If a moratorium on these changes in the methods of taxation could be enforced and enough time could elapse to study the system made constant, these rates could be adjusted by empirical methods that have been known for 50 years. Because the budget must be balanced every two years, this is unlikely to ever happen.

Have everyone play by the same simple rules

This is the "libertarian" approach. It is not the corner dry cleaner that's causing instability in corporate taxes. Even restaurants, which are renowned for their failure rates, are not a problem, because they exist in such numbers that their overall contribution to the tax base remains relatively constant. It is the largest businesses, which have their own lobbyists to push for changes that will help them at the capitol that cause instability. [The example of Medtronic buying a foreign company for billions and changing their incorporation is a current example.]

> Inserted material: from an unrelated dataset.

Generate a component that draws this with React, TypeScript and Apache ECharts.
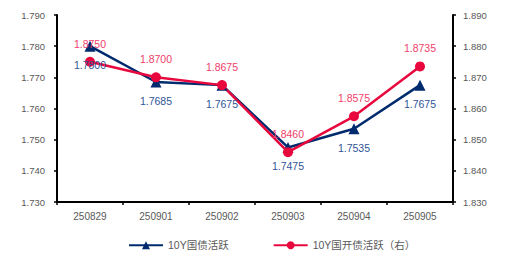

Everyone, conservatives and liberals alike, agree that the tax code should be simplified. Every change that has ever been made has been to lessen someone's taxes. Because those with the most to gain have influenced the most, we currently live in a corporate plutocracy. Making changes to simplify the tax code, however, runs counter to the moratorium mentioned two paragraphs earlier.

Alter the method of control

As the integral feedback control of balancing the budget is necessary for instability, lessening it and switching to a different kind of control will stabilize.

1) Proportional control. If a budget reserve is created, it can be maintained within a certain range by simply adjusting tax rates in proportion to the change in the reserve between budget cycles. This is a simple elegant solution, but requires that no other changes be made.

2) Derivative control. Rather than trying to completely control the total perturbation to the ystem over time (integral control), one can add a control based upon the rate of change of the perturbation. This is anticipatory and decreases the time it takes to bring the system to a steady state. [If you actually read the Wikipedia link on the hog cycle, you'll find that some say anticipation is the problem, that over-reacting to expected future changes leads to instability. In closed loop systems with integral control, adding derivative control has been shown to be stabilizing.] This method is difficult to employ in complex budgets and works best with frequent adjustments, the opposite of the "reduced stringency" approach outlined earlier.

3) Feedforward control. Another necessity of instability is feedback control, i.e. responding to a change in the system after it has been quantified. Controlling perturbations before they enter the system, called feedforward control, does not lead to instability and adding it should increase stability in a system with feedback control. In the case of the state budget, I would suggest an alternative minimum tax for corporations that are large ("large" being defined by state economists), with the incentive of returning a portion of this collection to those businesses whose taxable income is closest to predictions. This would encourage businesses to stop trying to "game" the system. Support for this would be garnered by promising lower overall corporate tax rates.

Breaking the system's back

This is the "conspiracy theorist" approach. The instability of integral feedback control can be halted if the system itself can be changed so that it reacts differently to control. If, as I believe, corporations are exploiting the legislative system for their own gain, it becomes necessary to identify the manipulation and make it public. It appears that a record number of bills will be introduced this session and among these are ones designed to help large businesses at the expense of the state, it people and small businesses. These need to be stopped politically and could very slowly bring the budget fluctuations under control. We probably don't have enough time for this to work.